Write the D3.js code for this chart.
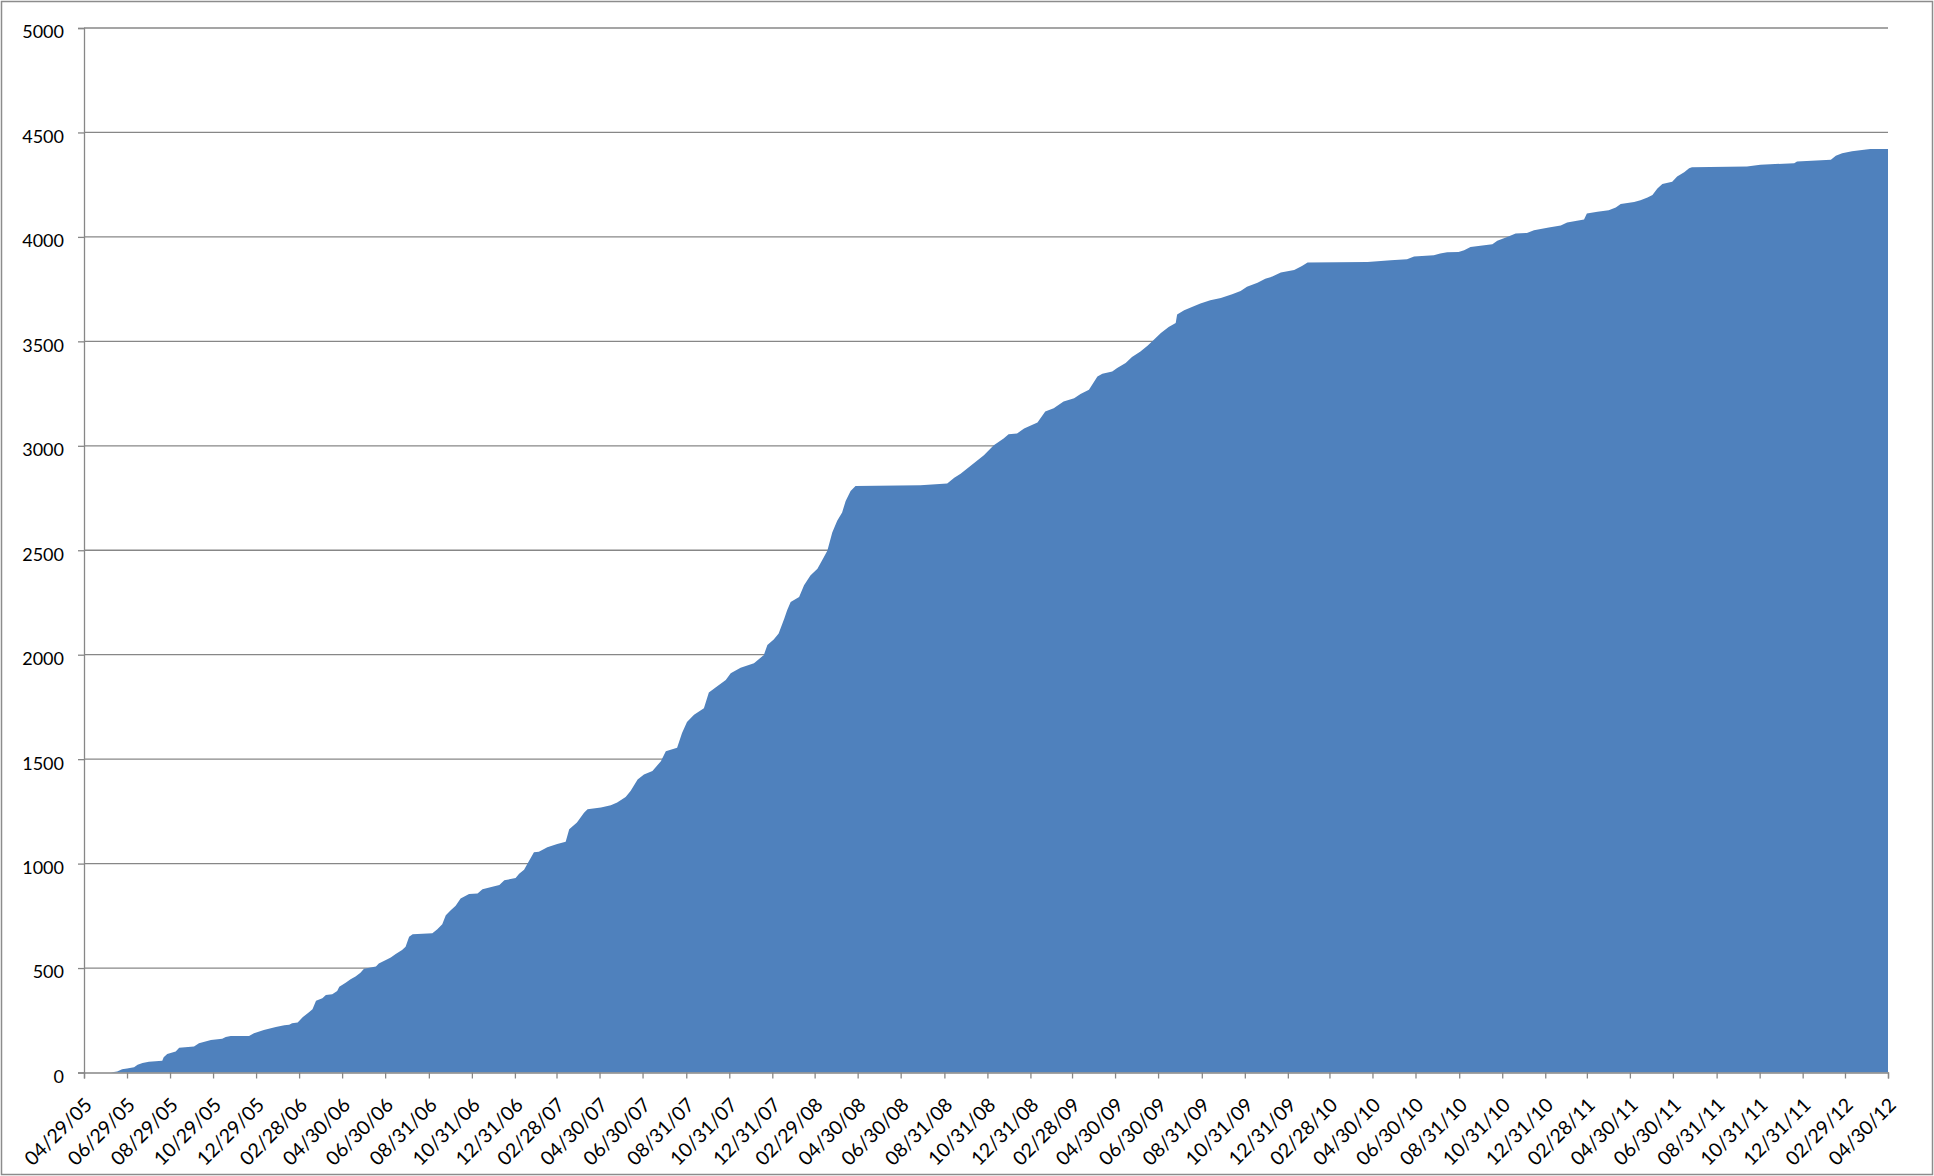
<!DOCTYPE html>
<html lang="en">
<head>
    <meta charset="UTF-8">
    <title>Cumulative total</title>
    <script src="https://d3js.org/d3.v7.min.js"></script>
    <style>
        body {
            margin: 0;
            background: #fff;
        }
        svg text {
            font-family: Lato, "Open Sans", sans-serif;
            fill: #000;
        }
    </style>
</head>
<body>
    <div class="chart"></div>
    <script>
        // Dates are read as day offsets from the first date on the axis
        const startDate = '2005-04-29';
        const endDate = '2012-04-30';

        const dayOffsets = [
            0, 38, 47, 54, 61, 71, 76, 83, 92, 111, 113, 118, 130, 135, 156, 163, 180, 196, 201, 208,
            234, 241, 255, 272, 284, 291, 295, 303, 310, 319, 324, 329, 338, 343, 352, 359, 362, 371, 378, 385,
            392, 397, 414, 418, 428, 435, 442, 451, 456, 461, 466, 494, 501, 508, 513, 520, 527, 534, 546, 558,
            565, 579, 589, 596, 612, 617, 624, 629,
            638, 645, 657, 671, 683, 688, 699, 709, 714, 733, 747, 756, 768, 775, 785, 794, 806, 818, 825, 841,
            848, 855, 865, 879, 886, 896, 910, 917, 931, 950, 964, 969, 978, 985, 993, 997, 1002, 1014, 1021, 1030,
            1040, 1049, 1054, 1061, 1068, 1075, 1080, 1087, 1094, 1186, 1224, 1234, 1243,
            1276, 1290, 1304, 1311, 1323, 1333, 1352, 1363, 1375, 1389, 1404, 1413, 1425, 1437, 1444, 1458, 1465, 1477, 1486, 1498,
            1508, 1517, 1527, 1538, 1548, 1550, 1560, 1571, 1583, 1597, 1612, 1628, 1640, 1649, 1664, 1675, 1685, 1697, 1716, 1727,
            1735, 1820, 1853, 1876, 1886,
            1914, 1923, 1933, 1949, 1957, 1966, 1980, 1997, 2004, 2018, 2030, 2046, 2056, 2077, 2094, 2103, 2117, 2127, 2131, 2146,
            2162, 2172, 2179, 2198, 2207, 2217, 2224, 2231, 2238, 2252, 2259, 2269, 2276, 2280, 2358, 2377, 2425, 2429, 2477, 2484,
            2493, 2507, 2524, 2533, 2558
        ];

        const totals = [
            0, 0, 5, 16, 19, 25, 37, 46, 51, 56, 73, 89, 100, 119, 124, 140, 156, 162, 170, 175,
            175, 188, 204, 218, 226, 228, 236, 239, 264, 288, 303, 344, 355, 371, 374, 390, 411, 430, 446, 459,
            478, 497, 508, 522, 538, 551, 567, 586, 602, 650, 662, 667, 686, 710, 753, 777, 798, 833, 854, 857,
            877, 889, 897, 920, 931, 952, 971, 1000,
            1054, 1057, 1078, 1094, 1105, 1165, 1197, 1244, 1260, 1268, 1279, 1292, 1319, 1348, 1403, 1427, 1443, 1490, 1538, 1554,
            1625, 1678, 1713, 1744, 1819, 1844, 1879, 1911, 1938, 1959, 1998, 2046, 2073, 2101, 2173, 2213, 2252, 2276, 2332, 2379,
            2411, 2467, 2498, 2585, 2641, 2681, 2736, 2784, 2808, 2811, 2819, 2847, 2866,
            2955, 3003, 3035, 3055, 3059, 3083, 3111, 3164, 3180, 3212, 3228, 3248, 3268, 3332, 3345, 3356, 3372, 3396, 3425, 3452,
            3479, 3508, 3540, 3569, 3588, 3628, 3649, 3664, 3681, 3697, 3708, 3725, 3741, 3761, 3781, 3800, 3810, 3829, 3842, 3861,
            3877, 3880, 3888, 3893, 3906,
            3912, 3920, 3926, 3928, 3936, 3952, 3958, 3965, 3981, 4000, 4016, 4019, 4032, 4045, 4055, 4069, 4077, 4083, 4112, 4120,
            4128, 4141, 4157, 4167, 4176, 4189, 4200, 4232, 4253, 4264, 4289, 4309, 4329, 4333, 4337, 4345, 4353, 4361, 4369, 4388,
            4401, 4410, 4417, 4421, 4421
        ];

        const tickLabels = [
            '04/29/05', '06/29/05', '08/29/05', '10/29/05', '12/29/05', '02/28/06', '04/30/06', '06/30/06',
            '08/31/06', '10/31/06', '12/31/06', '02/28/07', '04/30/07', '06/30/07', '08/31/07', '10/31/07',
            '12/31/07', '02/29/08', '04/30/08', '06/30/08', '08/31/08', '10/31/08', '12/31/08', '02/28/09',
            '04/30/09', '06/30/09', '08/31/09', '10/31/09', '12/31/09', '02/28/10', '04/30/10', '06/30/10',
            '08/31/10', '10/31/10', '12/31/10', '02/28/11', '04/30/11', '06/30/11', '08/31/11', '10/31/11',
            '12/31/11', '02/29/12', '04/30/12'
        ];

        const yTicks = [0, 500, 1000, 1500, 2000, 2500, 3000, 3500, 4000, 4500, 5000];

        const width = 1934;
        const height = 1176;
        const margin = { top: 28, right: 46, bottom: 103.5, left: 84 };

        const parseIso = d3.timeParse('%Y-%m-%d');
        const parseLabel = d3.timeParse('%m/%d/%y');
        const start = parseIso(startDate);
        const end = parseIso(endDate);

        const points = dayOffsets.map((d, i) => ({ date: d3.timeDay.offset(start, d), value: totals[i] }));
        const tickDates = tickLabels.map(parseLabel);

        const x = d3.scaleTime()
            .domain([start, end])
            .range([margin.left, width - margin.right]);
        const y = d3.scaleLinear()
            .domain([0, 5000])
            .range([height - margin.bottom, margin.top]);

        const svg = d3.select('.chart').append('svg')
            .attr('width', width)
            .attr('height', height);

        // outer frame
        svg.append('rect')
            .attr('x', 1.5).attr('y', 1.5)
            .attr('width', width - 3).attr('height', height - 3)
            .attr('fill', '#fff')
            .attr('stroke', '#8c8c8c')
            .attr('stroke-width', 1.5);

        // gridlines
        svg.append('g')
            .selectAll('line')
            .data(yTicks.filter(t => t > 0))
            .join('line')
            .attr('x1', margin.left).attr('x2', width - margin.right)
            .attr('y1', d => y(d)).attr('y2', d => y(d))
            .attr('stroke', '#878787')
            .attr('stroke-width', 1.3);

        const area = d3.area()
            .x(d => x(d.date))
            .y0(y(0))
            .y1(d => y(d.value));

        svg.append('path')
            .datum(points)
            .attr('fill', '#4f81bd')
            .attr('d', area);

        // y axis
        const yAxis = svg.append('g')
            .attr('transform', `translate(${margin.left},0)`)
            .call(d3.axisLeft(y).tickValues(yTicks).tickSize(6).tickPadding(14).tickFormat(d3.format('d')));
        yAxis.selectAll('text')
            .attr('font-size', 18)
            .attr('dy', '0.55em');

        // x axis
        const xAxis = svg.append('g')
            .attr('transform', `translate(0,${y(0)})`)
            .call(d3.axisBottom(x).tickValues(tickDates).tickSize(6).tickFormat((d, i) => tickLabels[i]));
        xAxis.selectAll('text')
            .attr('font-size', 19.5)
            .attr('text-anchor', 'end')
            .attr('transform', 'translate(4,29) rotate(-45)')
            .attr('y', 0)
            .attr('dy', '0.35em');

        svg.selectAll('.domain, .tick line')
            .attr('stroke', '#878787')
            .attr('stroke-width', 1.3);
        svg.selectAll('.tick text').attr('fill', '#000');
    </script>
</body>
</html>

What you need to do: List every line above that holds the word "chart".

Solution:
Write the D3.js code for this chart.
    <div class="chart"></div>
        const svg = d3.select('.chart').append('svg')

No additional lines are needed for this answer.